[Records from a dataset]
-=-=-
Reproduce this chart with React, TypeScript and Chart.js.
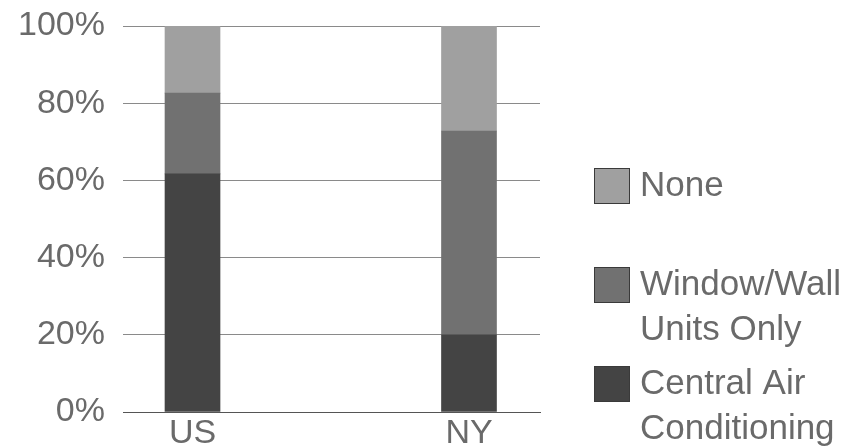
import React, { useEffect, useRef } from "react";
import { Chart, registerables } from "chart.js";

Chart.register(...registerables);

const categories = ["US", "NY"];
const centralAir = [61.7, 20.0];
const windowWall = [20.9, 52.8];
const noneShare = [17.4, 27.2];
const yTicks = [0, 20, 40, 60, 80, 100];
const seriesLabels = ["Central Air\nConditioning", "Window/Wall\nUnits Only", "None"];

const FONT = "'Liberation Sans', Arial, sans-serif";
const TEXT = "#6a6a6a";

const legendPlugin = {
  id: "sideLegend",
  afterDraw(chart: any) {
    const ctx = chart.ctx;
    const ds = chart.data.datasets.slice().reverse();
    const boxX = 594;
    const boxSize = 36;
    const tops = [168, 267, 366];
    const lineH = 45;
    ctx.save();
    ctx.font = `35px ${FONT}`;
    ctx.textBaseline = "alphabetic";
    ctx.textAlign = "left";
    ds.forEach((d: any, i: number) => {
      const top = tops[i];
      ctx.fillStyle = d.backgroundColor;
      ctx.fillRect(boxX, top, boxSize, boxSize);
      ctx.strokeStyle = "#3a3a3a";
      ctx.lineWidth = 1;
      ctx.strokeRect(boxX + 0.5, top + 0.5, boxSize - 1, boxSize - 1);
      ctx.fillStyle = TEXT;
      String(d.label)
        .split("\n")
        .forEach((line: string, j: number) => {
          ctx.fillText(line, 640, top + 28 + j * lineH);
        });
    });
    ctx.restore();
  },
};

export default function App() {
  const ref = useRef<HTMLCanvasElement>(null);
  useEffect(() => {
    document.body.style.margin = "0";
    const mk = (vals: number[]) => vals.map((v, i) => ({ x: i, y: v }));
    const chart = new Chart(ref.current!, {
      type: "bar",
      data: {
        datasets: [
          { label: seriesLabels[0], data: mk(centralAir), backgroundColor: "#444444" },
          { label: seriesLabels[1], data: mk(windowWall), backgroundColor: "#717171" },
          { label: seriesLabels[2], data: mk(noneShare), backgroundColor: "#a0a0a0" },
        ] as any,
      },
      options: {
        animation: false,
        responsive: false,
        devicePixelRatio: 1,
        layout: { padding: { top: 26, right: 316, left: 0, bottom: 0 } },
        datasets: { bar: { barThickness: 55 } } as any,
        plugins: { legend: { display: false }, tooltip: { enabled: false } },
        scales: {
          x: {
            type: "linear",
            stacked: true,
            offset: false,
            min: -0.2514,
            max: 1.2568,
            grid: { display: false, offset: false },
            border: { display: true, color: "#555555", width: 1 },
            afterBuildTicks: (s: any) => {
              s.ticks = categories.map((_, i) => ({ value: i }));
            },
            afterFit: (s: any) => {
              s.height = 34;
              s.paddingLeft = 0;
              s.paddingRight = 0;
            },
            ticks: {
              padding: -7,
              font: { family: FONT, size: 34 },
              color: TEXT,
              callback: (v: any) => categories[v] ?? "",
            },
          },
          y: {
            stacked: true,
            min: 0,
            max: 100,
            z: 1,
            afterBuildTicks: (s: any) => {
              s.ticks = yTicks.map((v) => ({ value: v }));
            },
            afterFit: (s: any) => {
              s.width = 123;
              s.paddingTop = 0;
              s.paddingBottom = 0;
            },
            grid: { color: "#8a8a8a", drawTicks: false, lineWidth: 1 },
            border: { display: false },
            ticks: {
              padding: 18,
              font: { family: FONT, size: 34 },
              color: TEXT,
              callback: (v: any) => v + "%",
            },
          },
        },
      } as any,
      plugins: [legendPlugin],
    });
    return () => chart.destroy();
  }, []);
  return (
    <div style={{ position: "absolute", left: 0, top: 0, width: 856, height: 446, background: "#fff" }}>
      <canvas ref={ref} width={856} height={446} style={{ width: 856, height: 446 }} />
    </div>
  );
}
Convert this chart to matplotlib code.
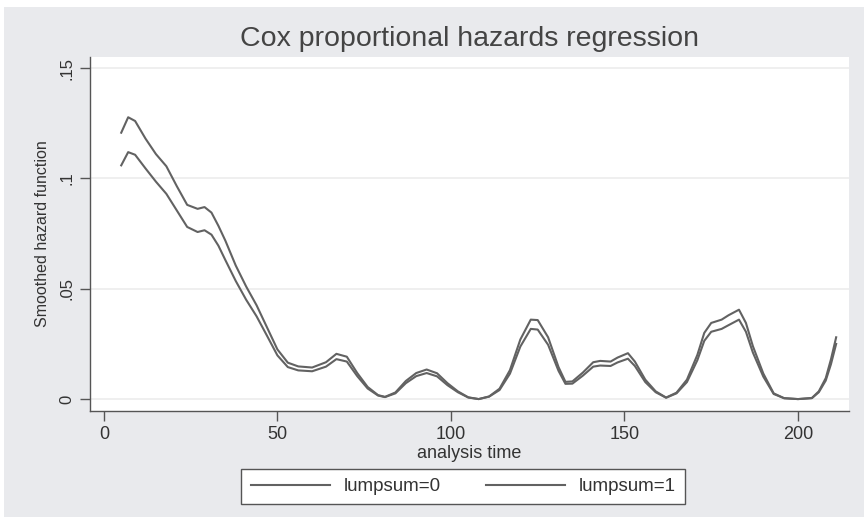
-=-=-
## THE TASK
Set down the complete material exactly, but do not include the images.

## TASK RESPONSE
Reproduce this chart with React, TypeScript and Chart.js.
import React, { useEffect, useRef } from "react";
import { Chart, registerables } from "chart.js";

Chart.register(...registerables);

const categories = ["US", "NY"];
const centralAir = [61.7, 20.0];
const windowWall = [20.9, 52.8];
const noneShare = [17.4, 27.2];
const yTicks = [0, 20, 40, 60, 80, 100];
const seriesLabels = ["Central Air\nConditioning", "Window/Wall\nUnits Only", "None"];

const FONT = "'Liberation Sans', Arial, sans-serif";
const TEXT = "#6a6a6a";

const legendPlugin = {
  id: "sideLegend",
  afterDraw(chart: any) {
    const ctx = chart.ctx;
    const ds = chart.data.datasets.slice().reverse();
    const boxX = 594;
    const boxSize = 36;
    const tops = [168, 267, 366];
    const lineH = 45;
    ctx.save();
    ctx.font = `35px ${FONT}`;
    ctx.textBaseline = "alphabetic";
    ctx.textAlign = "left";
    ds.forEach((d: any, i: number) => {
      const top = tops[i];
      ctx.fillStyle = d.backgroundColor;
      ctx.fillRect(boxX, top, boxSize, boxSize);
      ctx.strokeStyle = "#3a3a3a";
      ctx.lineWidth = 1;
      ctx.strokeRect(boxX + 0.5, top + 0.5, boxSize - 1, boxSize - 1);
      ctx.fillStyle = TEXT;
      String(d.label)
        .split("\n")
        .forEach((line: string, j: number) => {
          ctx.fillText(line, 640, top + 28 + j * lineH);
        });
    });
    ctx.restore();
  },
};

export default function App() {
  const ref = useRef<HTMLCanvasElement>(null);
  useEffect(() => {
    document.body.style.margin = "0";
    const mk = (vals: number[]) => vals.map((v, i) => ({ x: i, y: v }));
    const chart = new Chart(ref.current!, {
      type: "bar",
      data: {
        datasets: [
          { label: seriesLabels[0], data: mk(centralAir), backgroundColor: "#444444" },
          { label: seriesLabels[1], data: mk(windowWall), backgroundColor: "#717171" },
          { label: seriesLabels[2], data: mk(noneShare), backgroundColor: "#a0a0a0" },
        ] as any,
      },
      options: {
        animation: false,
        responsive: false,
        devicePixelRatio: 1,
        layout: { padding: { top: 26, right: 316, left: 0, bottom: 0 } },
        datasets: { bar: { barThickness: 55 } } as any,
        plugins: { legend: { display: false }, tooltip: { enabled: false } },
        scales: {
          x: {
            type: "linear",
            stacked: true,
            offset: false,
            min: -0.2514,
            max: 1.2568,
            grid: { display: false, offset: false },
            border: { display: true, color: "#555555", width: 1 },
            afterBuildTicks: (s: any) => {
              s.ticks = categories.map((_, i) => ({ value: i }));
            },
            afterFit: (s: any) => {
              s.height = 34;
              s.paddingLeft = 0;
              s.paddingRight = 0;
            },
            ticks: {
              padding: -7,
              font: { family: FONT, size: 34 },
              color: TEXT,
              callback: (v: any) => categories[v] ?? "",
            },
          },
          y: {
            stacked: true,
            min: 0,
            max: 100,
            z: 1,
            afterBuildTicks: (s: any) => {
              s.ticks = yTicks.map((v) => ({ value: v }));
            },
            afterFit: (s: any) => {
              s.width = 123;
              s.paddingTop = 0;
              s.paddingBottom = 0;
            },
            grid: { color: "#8a8a8a", drawTicks: false, lineWidth: 1 },
            border: { display: false },
            ticks: {
              padding: 18,
              font: { family: FONT, size: 34 },
              color: TEXT,
              callback: (v: any) => v + "%",
            },
          },
        },
      } as any,
      plugins: [legendPlugin],
    });
    return () => chart.destroy();
  }, []);
  return (
    <div style={{ position: "absolute", left: 0, top: 0, width: 856, height: 446, background: "#fff" }}>
      <canvas ref={ref} width={856} height={446} style={{ width: 856, height: 446 }} />
    </div>
  );
}
Convert this chart to matplotlib code.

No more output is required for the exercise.